Ghost-Town, the Abandoned Hotel Resorts in Sinai

Sinai Hotels
Haubitz + Zoche
Sinai Peninsula, Egypt
28° 32′ 23″ N, 33° 58′ 24″ E
2005

The Sinai Peninsula is a mythical region, symbolized by its sacred mountain, which was an important pilgrimage site. However, following the consequences of the Suez Crisis (1956) and the aftermath of the Six-Day War (1967), Israel took control of the region and the Sinai became a territory of tension between the two countries. Following the retrocession of the peninsula in the 1980s, the region became a “project area”. Subsequently, a national planning policy of the peninsula was initiated. Indeed, it was necessary to integrate this 60,000km² territory and its 500,000 inhabitants into the geography of a new Egypt. The triangular peninsula was therefore a new territory for experimentation, separated from the country by a physical border, the Suez Canal.

The development of the Sinai region

A plan, the NPDS (National Project for the Development of Sinai), was launched in 1994. The aim was to reclaim, develop and stabilize the territory in the Middle East. To achieve these goals the plan was accompanied by a number of infrastructure development projects. They consist mainly of structures to link the peninsula to the rest of Egypt (Mubarak Peace Bridge across the Suez Canal, inaugurated in 2001) or irrigation canals such as the Salam (peace) canal project. The purpose of these infrastructures was to physically unify the territories, to link them, to pacify them (as the names of the projects indicate). Quickly, the plan had effects in terms of population growth and urbanization. In Arish, a northern town on the border with the Gaza Strip, the population doubled between 1982 and 1996. The territories began to be more and more occupied, it was no longer the empty territories that Israel has conquered twice.

A peninsula under tension

However, the economic growth was strongly stopped in 2004 by the triple attack that Al Qaeda made in Taba. This tragedy ended the development project which was already well damaged by a series of instability in the region. First of all, the Israeli-Palestinian tensions having reached a new critical point in the 2000s, have undermined the cold peace between Egypt and Israel. In addition, the Bedouin populations (who make up a third of the population) have been deprived of their land rights and have always been on the fringes of development projects. An imbalance had also developed between localities that were economically and sanitarily underdeveloped and the 5-star hotels located a few hundred meters away. The tourist boom was therefore greatly undermined and the increase in conflicts and attacks had the consequence of discouraging tourism in the region.
The fragility and instability of the Sinai has put a halt to many investments in the region. Some tourist construction sites were interrupted and the geopolitical context that had allowed the development of the region turned against the government and investors.

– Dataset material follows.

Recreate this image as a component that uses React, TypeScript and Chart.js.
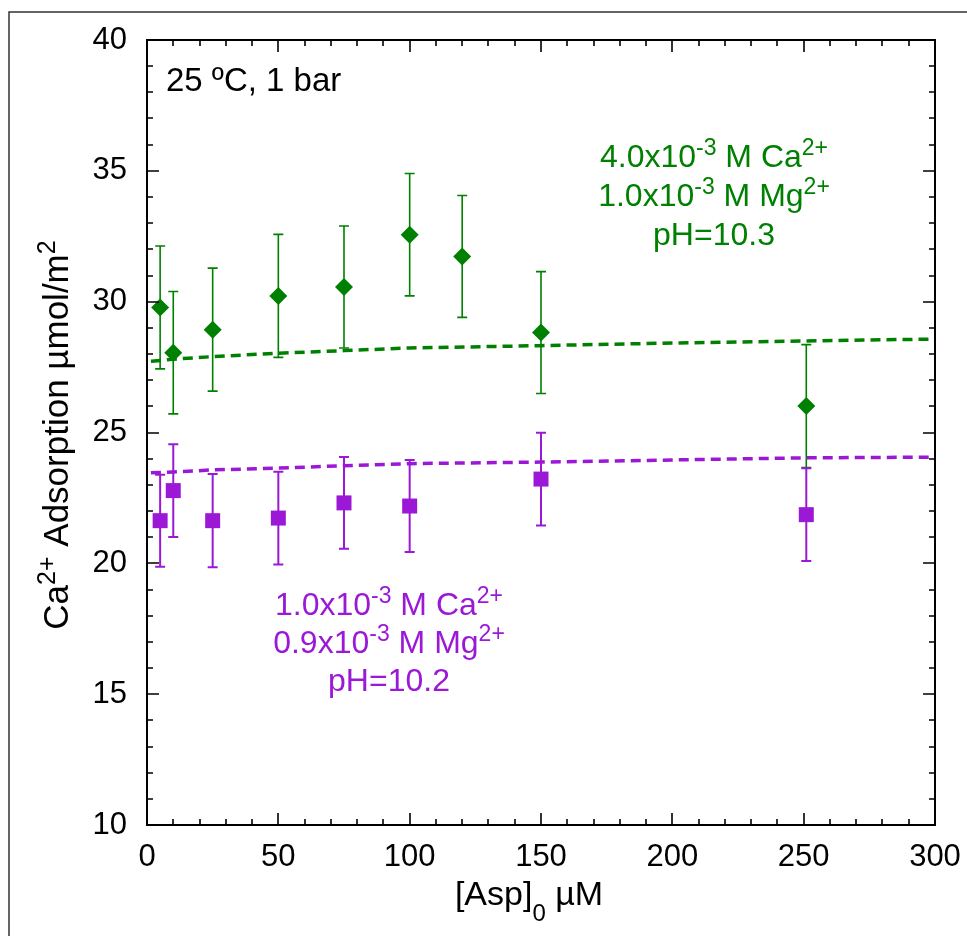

The concrete architecture of abandonned Sinai

Between 2002 and 2005, Haubitz + Zoche travelled the Sinai and documented abandoned hotel resorts. These ghost-towns are filled with unfinished hotel structures, isolated in the middle of the desert. Due to the instability of the region and dubious investments, these hotel sites were never completed. They are photographed as the sad consequence of a tourism policy of uncontrolled urban development. This series depicts a form of new archaeology, showing a bygone era, wich is the opposite of the pharaohs architecture.

It’s an architecture of concrete, wishing to assert itself in the Sinai desert. However, the desert regions seem to have dried up the constructions and only the grey skeleton remains. These concrete ruins, almost coming out of a Ballard novel, contrast with the warm colours of the sand and the deep blue of the sky. All the more marking the incongruity of such a construction. The carcasses of these structures give a glimpse of the shape of buildings with multiple and decontextualized architectures. This is not Sinai architecture, it is an aesthetic of tourism and globalization without roots. It is the witness of a civilization that never existed, in a complex abandoned by its inhabitants, the tourists.